If you think you had a rough year, talk to Jason Schwab and you'll slink away counting your blessings. Schwab, you see, is from Chalmette, La. which is 10 miles south of New Orleans. You say you didn't know there was anything south of New Orleans except the Gulf of Mexico. Actually, there wasn't much left of Chalmette after Katrina roared through.

The Schwabs not only lost the family home but also the house where Jason and his college roomate were staying. I mean everything went- the roof fell in, the foundation crumbled, everything inside wiped out. "I had on a T-shirt and a pair of jeans, " Jason recalls. "That was all I was left with."

As for school, he attended the University of New Orleans and that, too, was severely damaged. So much so that it coudln't open for the fall semester so the students had to scatter to the winds to find a place to go. The baseball coach wantes to keep the team together so it was arranged that all would go to New Mexico State, which is where Jason and his teammates spent the fall semester.

Baseball- that's the salvation for Schwab and it certainly proved to be so at this time. Evenetually, New Orleans reopned for the spring term so they were able to get a season in. "We were a couple of weeks late, he says. "But that was nothing."

Certainly nothing compared to being a Katrina survivor. And Jason made up for lost time with a terrific season- batting leadoff, he still led the team in home runs with 10 while hitting .363 and stealing 28 bases in 34 attempts. Now, that's the kind of season that will get you All-Conference at the very least, right ?

Wrong, somehow they didn't vote Jason onto that honorary squad. "My coach tells me I was jobbed, " says Jason. "I kinda think I was, too."

So, how about pro ball's annual draft ? "I didn't think I'd get picked the first day but. maybe, the second, down a ways. The Marlins had talked to me a lot about drafting me but they didn't. Guess they got somebody else that hadn't thought they would or something."

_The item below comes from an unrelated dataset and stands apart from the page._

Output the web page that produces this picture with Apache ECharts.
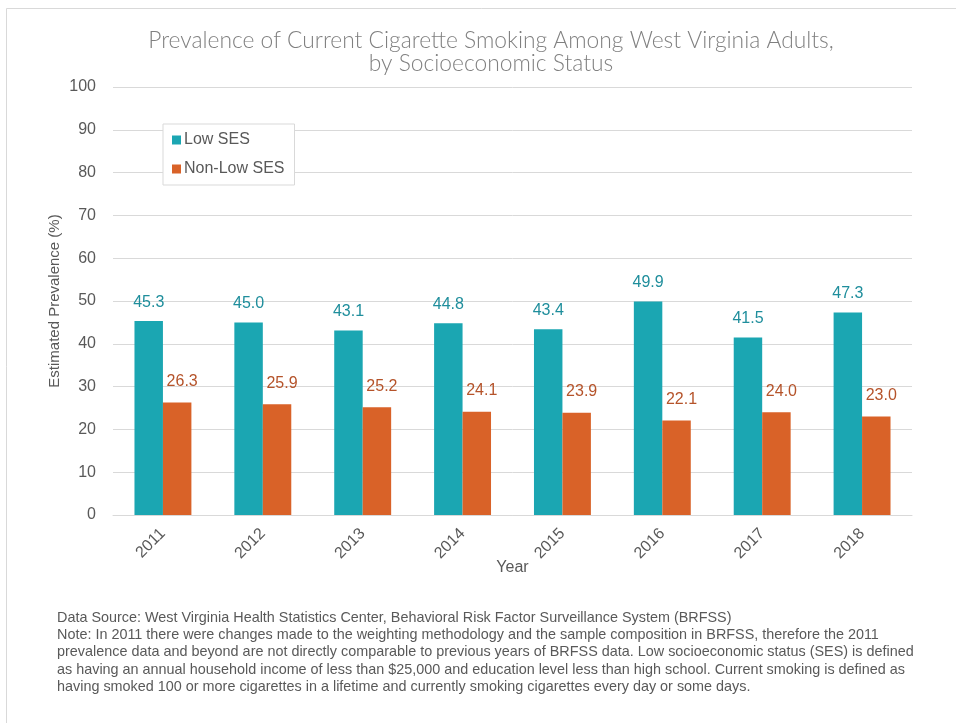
<!DOCTYPE html>
<html>
<head>
<meta charset="utf-8">
<script src="https://cdn.jsdelivr.net/npm/echarts@6/dist/echarts.min.js"></script>
<style>
  html, body { margin: 0; padding: 0; background: #fff; }
  #chart { width: 956px; height: 723px; }
</style>
</head>
<body>
<div id="chart"></div>
<script>
const categories = ['2011', '2012', '2013', '2014', '2015', '2016', '2017', '2018'];
const lowSES = [45.3, 45.0, 43.1, 44.8, 43.4, 49.9, 41.5, 47.3];
const nonLowSES = [26.3, 25.9, 25.2, 24.1, 23.9, 22.1, 24.0, 23.0];
const seriesNames = ['Low SES', 'Non-Low SES'];
const titleLines = ['Prevalence of Current Cigarette Smoking Among West Virginia Adults,', 'by Socioeconomic Status'];
const noteLines = [
  'Data Source: West Virginia Health Statistics Center, Behavioral Risk Factor Surveillance System (BRFSS)',
  'Note: In 2011 there were changes made to the weighting methodology and the sample composition in BRFSS, therefore the 2011',
  'prevalence data and beyond are not directly comparable to previous years of BRFSS data. Low socioeconomic status (SES) is defined',
  'as having an annual household income of less than $25,000 and education level less than high school. Current smoking is defined as',
  'having smoked 100 or more cigarettes in a lifetime and currently smoking cigarettes every day or some days.'
];

const chart = echarts.init(document.getElementById('chart'), null, { renderer: 'canvas' });
const gray = '#595959';
const font = 'Liberation Sans, Arial, sans-serif';

const noteGraphics = noteLines.map((t, i) => ({
  type: 'text',
  left: 57,
  top: 611 + i * 17.2,
  style: { text: t, fill: gray, font: '14.4px "Liberation Sans", Arial, sans-serif' }
}));

chart.setOption({
  animation: false,
  backgroundColor: '#fff',
  title: {
    text: titleLines.join('\n'),
    left: 486,
    top: 24,
    textAlign: 'center',
    textStyle: { color: '#808080', fontSize: 22.8, fontWeight: 300, fontFamily: 'Lato, "Open Sans", sans-serif', lineHeight: 23 }
  },
  legend: {
    data: seriesNames,
    orient: 'vertical',
    left: 163,
    top: 124,
    padding: [8, 10, 8, 9],
    itemGap: 13,
    itemWidth: 9,
    itemHeight: 9,
    icon: 'rect',
    borderColor: '#d9d9d9',
    borderWidth: 1,
    backgroundColor: '#fff',
    textStyle: { color: gray, fontSize: 16, fontFamily: font, padding: [0, 0, 0, -2] }
  },
  grid: { left: 113, right: 44, top: 87, bottom: 208, containLabel: false },
  xAxis: {
    type: 'category',
    data: categories,
    name: 'Year',
    nameLocation: 'middle',
    nameGap: 45,
    nameMoveOverlap: false,
    nameTextStyle: { color: gray, fontSize: 16, fontFamily: font },
    axisLine: { lineStyle: { color: '#d9d9d9', width: 1 } },
    axisTick: { show: false },
    axisLabel: { rotate: 45, color: gray, fontSize: 16, fontFamily: font, margin: 16 }
  },
  yAxis: {
    type: 'value',
    min: 0,
    max: 100,
    interval: 10,
    name: 'Estimated Prevalence (%)',
    nameLocation: 'middle',
    nameGap: 51,
    nameMoveOverlap: false,
    nameTextStyle: { color: gray, fontSize: 15, fontFamily: font },
    axisLine: { show: false },
    axisTick: { show: false },
    splitLine: { lineStyle: { color: '#d9d9d9', width: 1 } },
    axisLabel: { color: gray, fontSize: 16, fontFamily: font, margin: 17 }
  },
  series: [
    {
      name: seriesNames[0],
      type: 'bar',
      data: lowSES,
      barWidth: '28.5%',
      barGap: '0%',
      itemStyle: { color: '#1ba6b2' },
      label: {
        show: true, position: 'top', distance: 11,
        color: '#1f8e9c', fontSize: 16, fontFamily: font,
        formatter: p => p.value.toFixed(1)
      }
    },
    {
      name: seriesNames[1],
      type: 'bar',
      data: nonLowSES,
      barWidth: '28.5%',
      itemStyle: { color: '#d96228' },
      label: {
        show: true, position: 'top', distance: 13, offset: [5, 0],
        color: '#b5532a', fontSize: 16, fontFamily: font,
        formatter: p => p.value.toFixed(1)
      }
    }
  ],
  graphic: [
    {
      type: 'rect',
      shape: { x: 6.5, y: 8.5, width: 1000, height: 1000 },
      style: { fill: 'none', stroke: '#d9d9d9', lineWidth: 1 },
      silent: true
    }
  ].concat(noteGraphics)
});
</script>
</body>
</html>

No, the Marlins didn't call nor did anybody else despite those gaudy numbers. For Jason suffered from a handicap the scouts all bring up when he's discussed. He's only 5-9. "Too short, " he scoffs. "I've heard it all my life. I heard it out of high school and now out of college. Size shouln't matter; it's how you play the game that should."

But if no one called his name in the draft, the Dodgers wasted little time in inviting him to sign as a free agent. He did and is delighted to be with the Gulf Coast team as a result.

He hasn't found pro ball all that much different. "There's a lot of kids in this league that are just out of high school and used to looking at 82 mph fast balls so this can be tough on them. But in college, we only played weekends and you'd see a lot of pitchers who throw hard. Here, everybody can but I'm used to looking at that kind of pitching."

Back home, things are shaping up for the Schwabs. The family home is being rebuilt and will be ready for occupancy within a couple of months. And Jason ? "I'm hoping to get some more at-bats so I can show them what I can do. I know I can make it if I get the chance."

After getting through Katrina and its aftermath, he's certainly earned that opportunity.